→ **SET PROBLEM**
The records that follow are to be transcribed in full, without their images.

[Records from a collection]

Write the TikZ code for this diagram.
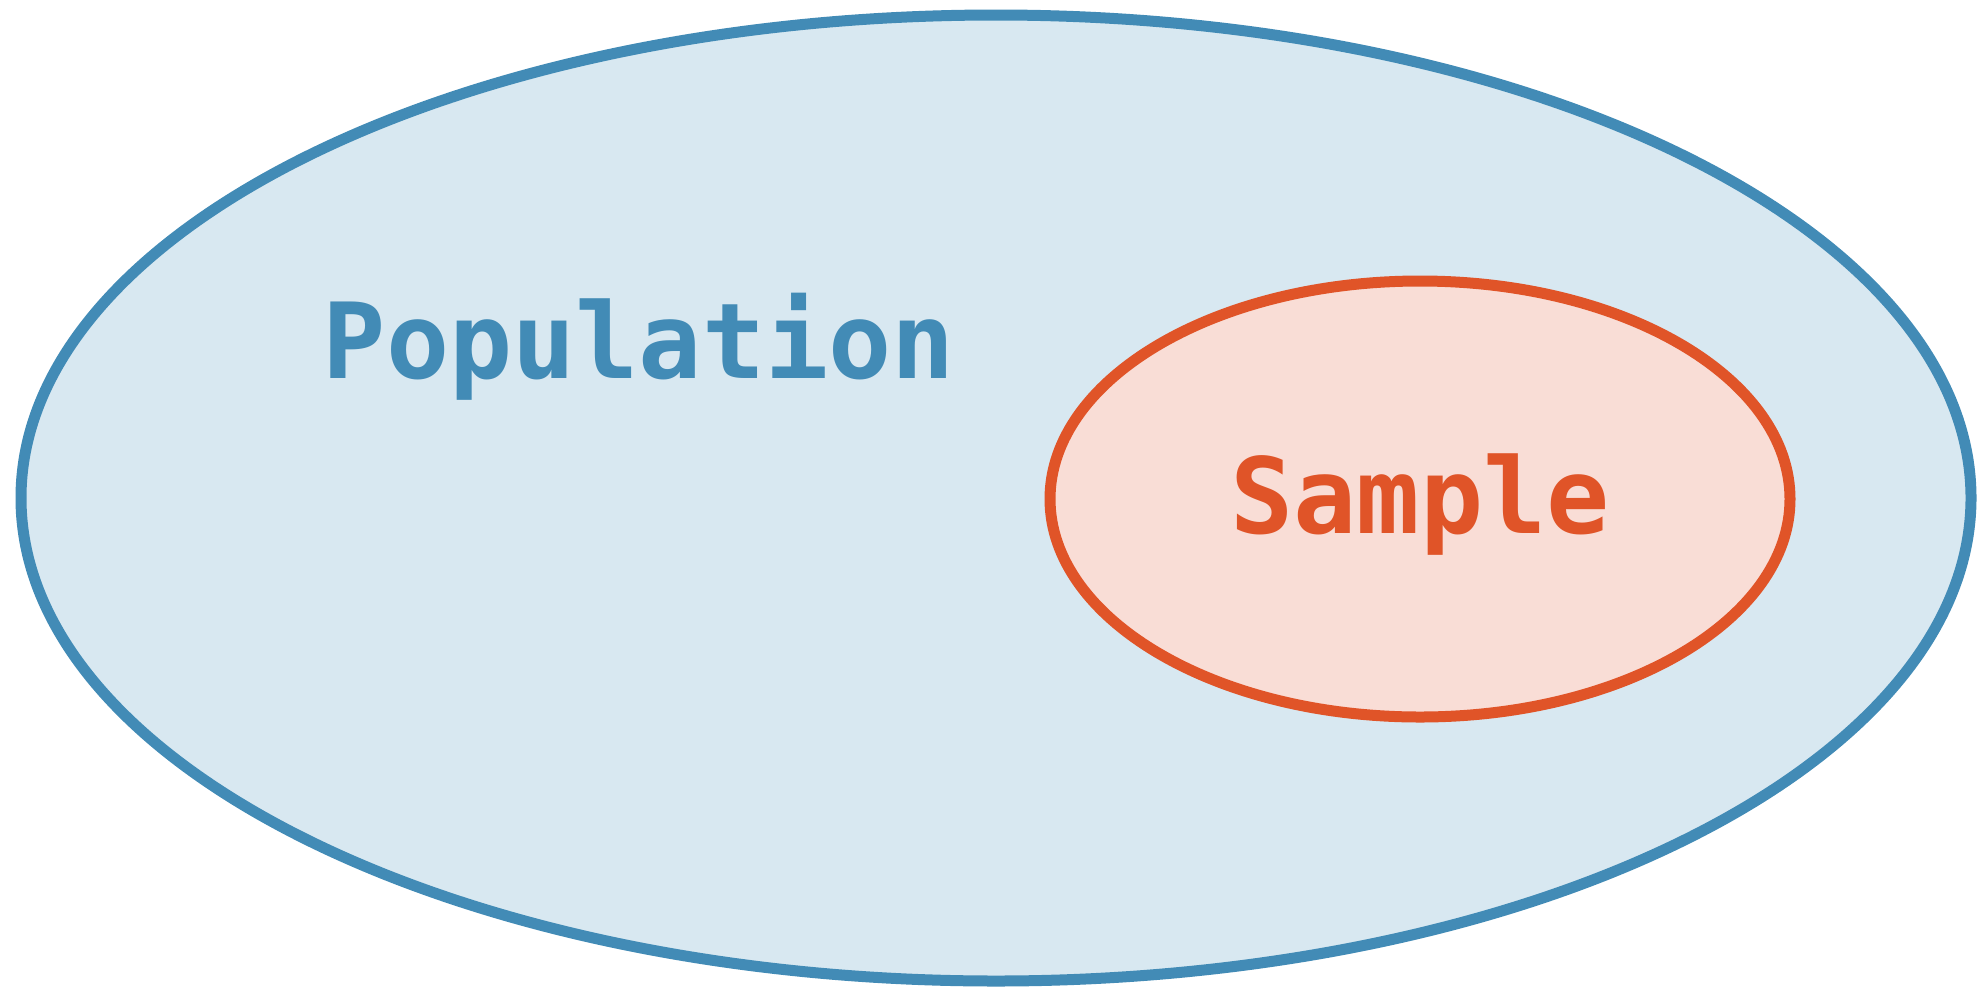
\documentclass[tikz,border=0pt]{standalone}
\usepackage{fontspec}
\setmonofont{DejaVu Sans Mono}
\usetikzlibrary{shapes.geometric}
\definecolor{popstroke}{HTML}{428BB6}
\definecolor{popfill}{HTML}{D8E8F1}
\definecolor{smpstroke}{HTML}{E05428}
\definecolor{smpfill}{HTML}{F9DDD6}
\tikzset{
  setshape/.style={ellipse, inner sep=0pt, outer sep=0pt, line width=11pt},
  setlabel/.style={font=\ttfamily\bfseries\fontsize{105}{112}\selectfont, inner sep=0pt, anchor=base},
  poplabel/.style={setlabel, text=popstroke},
  smplabel/.style={setlabel, text=smpstroke}
}
\begin{document}
\begin{tikzpicture}[x=1pt,y=-1pt]
\useasboundingbox (0,0) rectangle (1977,989);
\node[setshape, draw=popstroke, fill=popfill, minimum width=1950pt, minimum height=966pt] (population) at (996,498) {};
\node[setshape, draw=smpstroke, fill=smpfill, minimum width=740pt, minimum height=436pt] (sample) at (1420,499) {};
\node[poplabel] (poptext) at (639,378) {Population};
\node[smplabel] (smptext) at (1420,533) {Sample};
\end{tikzpicture}
\end{document}
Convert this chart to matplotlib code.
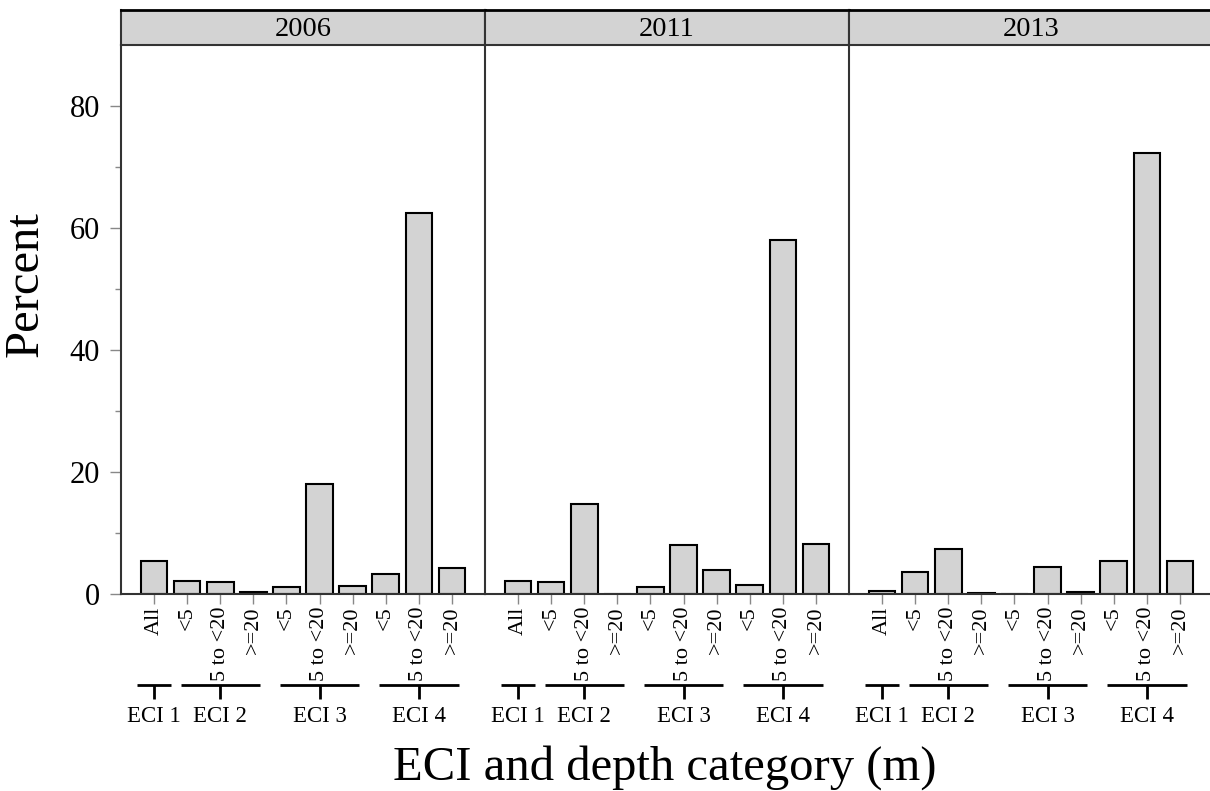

→ **EXERCISE RESULT**
Write the TikZ code for this diagram.
\documentclass[tikz,border=0pt]{standalone}
\usepackage{fontspec}
\setmonofont{DejaVu Sans Mono}
\usetikzlibrary{shapes.geometric}
\definecolor{popstroke}{HTML}{428BB6}
\definecolor{popfill}{HTML}{D8E8F1}
\definecolor{smpstroke}{HTML}{E05428}
\definecolor{smpfill}{HTML}{F9DDD6}
\tikzset{
  setshape/.style={ellipse, inner sep=0pt, outer sep=0pt, line width=11pt},
  setlabel/.style={font=\ttfamily\bfseries\fontsize{105}{112}\selectfont, inner sep=0pt, anchor=base},
  poplabel/.style={setlabel, text=popstroke},
  smplabel/.style={setlabel, text=smpstroke}
}
\begin{document}
\begin{tikzpicture}[x=1pt,y=-1pt]
\useasboundingbox (0,0) rectangle (1977,989);
\node[setshape, draw=popstroke, fill=popfill, minimum width=1950pt, minimum height=966pt] (population) at (996,498) {};
\node[setshape, draw=smpstroke, fill=smpfill, minimum width=740pt, minimum height=436pt] (sample) at (1420,499) {};
\node[poplabel] (poptext) at (639,378) {Population};
\node[smplabel] (smptext) at (1420,533) {Sample};
\end{tikzpicture}
\end{document}
Convert this chart to matplotlib code.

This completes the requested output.